### Exercise description
Repeat exactly the lines running from the first line of the data to the line containing "11, 1, 1, 1, 1];", both ends included, and nothing else; drop the pictures.

### Given information
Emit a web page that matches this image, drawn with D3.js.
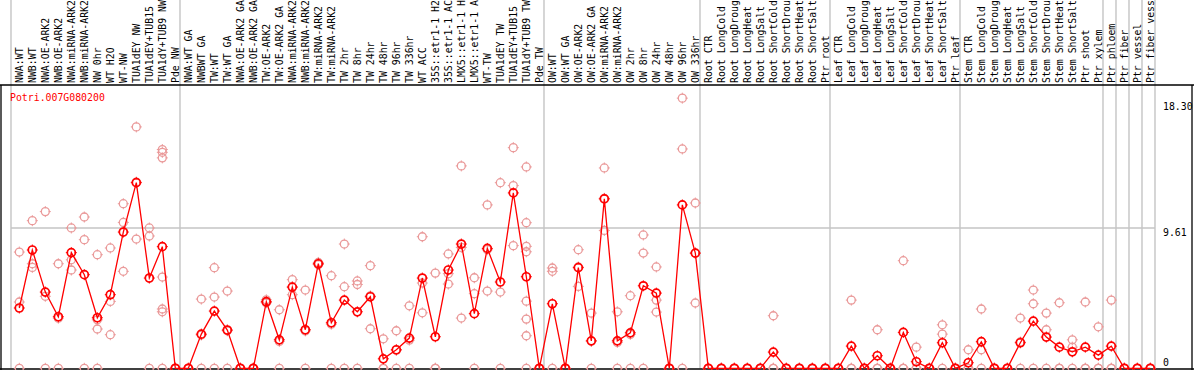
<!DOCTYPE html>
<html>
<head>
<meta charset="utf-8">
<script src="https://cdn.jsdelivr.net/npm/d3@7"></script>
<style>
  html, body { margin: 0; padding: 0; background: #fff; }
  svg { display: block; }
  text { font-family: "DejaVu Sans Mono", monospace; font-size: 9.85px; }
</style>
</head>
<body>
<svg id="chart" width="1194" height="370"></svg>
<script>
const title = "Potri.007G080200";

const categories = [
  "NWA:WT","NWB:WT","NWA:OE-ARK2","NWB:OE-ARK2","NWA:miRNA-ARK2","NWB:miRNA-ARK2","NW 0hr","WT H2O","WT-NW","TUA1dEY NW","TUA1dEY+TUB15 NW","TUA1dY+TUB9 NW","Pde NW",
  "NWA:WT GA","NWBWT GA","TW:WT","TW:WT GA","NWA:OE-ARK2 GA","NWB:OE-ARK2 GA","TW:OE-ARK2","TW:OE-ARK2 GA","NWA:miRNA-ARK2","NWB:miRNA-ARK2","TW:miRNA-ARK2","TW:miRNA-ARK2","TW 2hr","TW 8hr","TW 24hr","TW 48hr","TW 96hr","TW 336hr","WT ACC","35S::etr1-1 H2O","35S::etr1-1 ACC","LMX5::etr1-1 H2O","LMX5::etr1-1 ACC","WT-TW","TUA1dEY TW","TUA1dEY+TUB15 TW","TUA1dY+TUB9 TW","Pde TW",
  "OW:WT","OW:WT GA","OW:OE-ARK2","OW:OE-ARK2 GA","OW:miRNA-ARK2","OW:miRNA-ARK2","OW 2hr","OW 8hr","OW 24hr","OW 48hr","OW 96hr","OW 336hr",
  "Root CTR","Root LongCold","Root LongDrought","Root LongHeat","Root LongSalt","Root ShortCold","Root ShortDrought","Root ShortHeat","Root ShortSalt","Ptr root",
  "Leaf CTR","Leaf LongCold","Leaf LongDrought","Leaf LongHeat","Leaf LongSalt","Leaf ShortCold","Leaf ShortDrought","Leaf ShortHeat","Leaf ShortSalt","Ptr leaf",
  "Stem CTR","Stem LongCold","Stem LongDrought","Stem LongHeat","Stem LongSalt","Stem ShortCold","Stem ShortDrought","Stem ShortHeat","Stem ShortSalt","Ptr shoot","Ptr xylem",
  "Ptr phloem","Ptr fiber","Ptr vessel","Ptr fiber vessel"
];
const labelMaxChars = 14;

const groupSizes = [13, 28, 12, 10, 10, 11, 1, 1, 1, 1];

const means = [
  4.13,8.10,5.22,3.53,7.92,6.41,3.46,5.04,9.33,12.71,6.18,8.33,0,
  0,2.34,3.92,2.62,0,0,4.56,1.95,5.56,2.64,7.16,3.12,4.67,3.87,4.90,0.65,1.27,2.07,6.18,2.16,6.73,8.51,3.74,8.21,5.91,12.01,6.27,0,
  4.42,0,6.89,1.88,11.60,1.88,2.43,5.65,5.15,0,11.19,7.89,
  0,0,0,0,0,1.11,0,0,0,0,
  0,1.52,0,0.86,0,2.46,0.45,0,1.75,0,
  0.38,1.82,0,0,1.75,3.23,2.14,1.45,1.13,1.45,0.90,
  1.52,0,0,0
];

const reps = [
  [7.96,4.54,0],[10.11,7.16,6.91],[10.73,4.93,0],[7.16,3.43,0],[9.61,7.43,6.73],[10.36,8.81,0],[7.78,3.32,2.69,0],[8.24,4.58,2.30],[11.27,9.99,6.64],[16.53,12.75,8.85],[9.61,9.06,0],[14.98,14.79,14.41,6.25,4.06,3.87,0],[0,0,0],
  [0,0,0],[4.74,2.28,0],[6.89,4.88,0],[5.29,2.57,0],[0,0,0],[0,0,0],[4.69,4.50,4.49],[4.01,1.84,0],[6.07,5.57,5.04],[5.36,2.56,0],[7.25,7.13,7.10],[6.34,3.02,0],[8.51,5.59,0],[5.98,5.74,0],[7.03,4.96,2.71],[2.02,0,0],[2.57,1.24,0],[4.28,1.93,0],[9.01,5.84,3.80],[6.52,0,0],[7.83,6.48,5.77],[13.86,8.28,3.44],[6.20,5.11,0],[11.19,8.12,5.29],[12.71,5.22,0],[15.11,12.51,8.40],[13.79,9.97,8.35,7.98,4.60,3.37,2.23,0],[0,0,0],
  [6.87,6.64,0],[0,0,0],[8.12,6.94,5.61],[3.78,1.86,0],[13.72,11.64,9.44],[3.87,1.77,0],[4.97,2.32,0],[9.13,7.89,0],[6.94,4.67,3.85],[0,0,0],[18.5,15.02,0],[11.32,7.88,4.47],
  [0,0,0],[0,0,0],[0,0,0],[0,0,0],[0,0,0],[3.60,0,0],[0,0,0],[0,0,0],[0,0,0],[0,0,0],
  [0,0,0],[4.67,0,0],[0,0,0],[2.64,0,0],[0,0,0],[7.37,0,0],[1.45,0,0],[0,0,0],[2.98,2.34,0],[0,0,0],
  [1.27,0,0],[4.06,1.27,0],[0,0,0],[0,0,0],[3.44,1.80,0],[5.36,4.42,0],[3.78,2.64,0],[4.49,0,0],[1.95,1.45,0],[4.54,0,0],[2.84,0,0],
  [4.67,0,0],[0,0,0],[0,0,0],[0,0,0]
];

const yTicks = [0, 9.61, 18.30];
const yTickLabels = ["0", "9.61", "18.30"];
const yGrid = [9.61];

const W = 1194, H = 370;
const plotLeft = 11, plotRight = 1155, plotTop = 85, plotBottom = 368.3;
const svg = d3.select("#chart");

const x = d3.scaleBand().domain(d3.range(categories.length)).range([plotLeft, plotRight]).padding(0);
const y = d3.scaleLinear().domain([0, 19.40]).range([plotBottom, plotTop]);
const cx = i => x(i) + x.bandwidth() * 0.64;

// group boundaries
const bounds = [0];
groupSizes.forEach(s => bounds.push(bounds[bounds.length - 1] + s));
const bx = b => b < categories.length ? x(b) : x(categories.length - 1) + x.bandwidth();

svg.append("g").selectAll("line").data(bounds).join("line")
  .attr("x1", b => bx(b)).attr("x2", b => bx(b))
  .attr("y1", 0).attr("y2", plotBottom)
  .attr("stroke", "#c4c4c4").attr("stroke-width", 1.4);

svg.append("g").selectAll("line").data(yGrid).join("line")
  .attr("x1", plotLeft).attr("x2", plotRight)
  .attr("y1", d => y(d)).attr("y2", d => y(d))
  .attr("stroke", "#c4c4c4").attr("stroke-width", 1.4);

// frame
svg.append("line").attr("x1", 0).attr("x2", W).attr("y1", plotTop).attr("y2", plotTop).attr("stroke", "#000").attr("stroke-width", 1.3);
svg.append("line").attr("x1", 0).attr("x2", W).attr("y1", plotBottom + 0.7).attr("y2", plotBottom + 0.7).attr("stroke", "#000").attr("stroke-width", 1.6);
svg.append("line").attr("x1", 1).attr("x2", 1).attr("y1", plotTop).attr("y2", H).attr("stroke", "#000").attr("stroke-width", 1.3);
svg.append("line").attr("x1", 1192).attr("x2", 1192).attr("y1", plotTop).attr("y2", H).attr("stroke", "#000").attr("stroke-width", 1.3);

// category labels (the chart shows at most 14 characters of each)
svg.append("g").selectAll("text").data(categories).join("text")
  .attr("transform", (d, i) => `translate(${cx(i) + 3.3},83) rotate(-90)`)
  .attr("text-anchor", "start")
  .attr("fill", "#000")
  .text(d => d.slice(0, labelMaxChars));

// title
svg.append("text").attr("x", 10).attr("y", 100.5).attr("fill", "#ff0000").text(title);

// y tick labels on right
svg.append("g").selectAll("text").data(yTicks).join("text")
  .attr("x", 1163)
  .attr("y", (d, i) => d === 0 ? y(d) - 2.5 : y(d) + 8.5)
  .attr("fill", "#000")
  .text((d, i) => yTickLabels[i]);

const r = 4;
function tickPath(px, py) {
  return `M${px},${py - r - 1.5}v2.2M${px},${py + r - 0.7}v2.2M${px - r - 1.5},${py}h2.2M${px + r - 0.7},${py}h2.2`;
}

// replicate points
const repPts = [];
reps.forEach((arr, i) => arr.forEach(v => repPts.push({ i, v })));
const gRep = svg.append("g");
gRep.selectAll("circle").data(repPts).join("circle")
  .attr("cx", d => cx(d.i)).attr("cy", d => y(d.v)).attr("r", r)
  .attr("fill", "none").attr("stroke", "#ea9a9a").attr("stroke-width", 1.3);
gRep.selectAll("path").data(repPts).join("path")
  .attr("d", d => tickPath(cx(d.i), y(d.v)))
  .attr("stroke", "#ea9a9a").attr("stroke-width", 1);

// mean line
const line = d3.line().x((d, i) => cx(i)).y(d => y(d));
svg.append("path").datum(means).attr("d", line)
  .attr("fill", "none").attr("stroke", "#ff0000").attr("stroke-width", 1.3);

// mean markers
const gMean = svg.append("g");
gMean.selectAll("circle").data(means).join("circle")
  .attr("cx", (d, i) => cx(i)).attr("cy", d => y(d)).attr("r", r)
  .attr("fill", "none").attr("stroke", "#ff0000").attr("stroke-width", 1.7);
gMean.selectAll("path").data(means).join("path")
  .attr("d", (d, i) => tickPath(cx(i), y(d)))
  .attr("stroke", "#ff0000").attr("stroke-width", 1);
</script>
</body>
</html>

### Correct output
Emit a web page that matches this image, drawn with D3.js.
<!DOCTYPE html>
<html>
<head>
<meta charset="utf-8">
<script src="https://cdn.jsdelivr.net/npm/d3@7"></script>
<style>
  html, body { margin: 0; padding: 0; background: #fff; }
  svg { display: block; }
  text { font-family: "DejaVu Sans Mono", monospace; font-size: 9.85px; }
</style>
</head>
<body>
<svg id="chart" width="1194" height="370"></svg>
<script>
const title = "Potri.007G080200";

const categories = [
  "NWA:WT","NWB:WT","NWA:OE-ARK2","NWB:OE-ARK2","NWA:miRNA-ARK2","NWB:miRNA-ARK2","NW 0hr","WT H2O","WT-NW","TUA1dEY NW","TUA1dEY+TUB15 NW","TUA1dY+TUB9 NW","Pde NW",
  "NWA:WT GA","NWBWT GA","TW:WT","TW:WT GA","NWA:OE-ARK2 GA","NWB:OE-ARK2 GA","TW:OE-ARK2","TW:OE-ARK2 GA","NWA:miRNA-ARK2","NWB:miRNA-ARK2","TW:miRNA-ARK2","TW:miRNA-ARK2","TW 2hr","TW 8hr","TW 24hr","TW 48hr","TW 96hr","TW 336hr","WT ACC","35S::etr1-1 H2O","35S::etr1-1 ACC","LMX5::etr1-1 H2O","LMX5::etr1-1 ACC","WT-TW","TUA1dEY TW","TUA1dEY+TUB15 TW","TUA1dY+TUB9 TW","Pde TW",
  "OW:WT","OW:WT GA","OW:OE-ARK2","OW:OE-ARK2 GA","OW:miRNA-ARK2","OW:miRNA-ARK2","OW 2hr","OW 8hr","OW 24hr","OW 48hr","OW 96hr","OW 336hr",
  "Root CTR","Root LongCold","Root LongDrought","Root LongHeat","Root LongSalt","Root ShortCold","Root ShortDrought","Root ShortHeat","Root ShortSalt","Ptr root",
  "Leaf CTR","Leaf LongCold","Leaf LongDrought","Leaf LongHeat","Leaf LongSalt","Leaf ShortCold","Leaf ShortDrought","Leaf ShortHeat","Leaf ShortSalt","Ptr leaf",
  "Stem CTR","Stem LongCold","Stem LongDrought","Stem LongHeat","Stem LongSalt","Stem ShortCold","Stem ShortDrought","Stem ShortHeat","Stem ShortSalt","Ptr shoot","Ptr xylem",
  "Ptr phloem","Ptr fiber","Ptr vessel","Ptr fiber vessel"
];
const labelMaxChars = 14;

const groupSizes = [13, 28, 12, 10, 10, 11, 1, 1, 1, 1];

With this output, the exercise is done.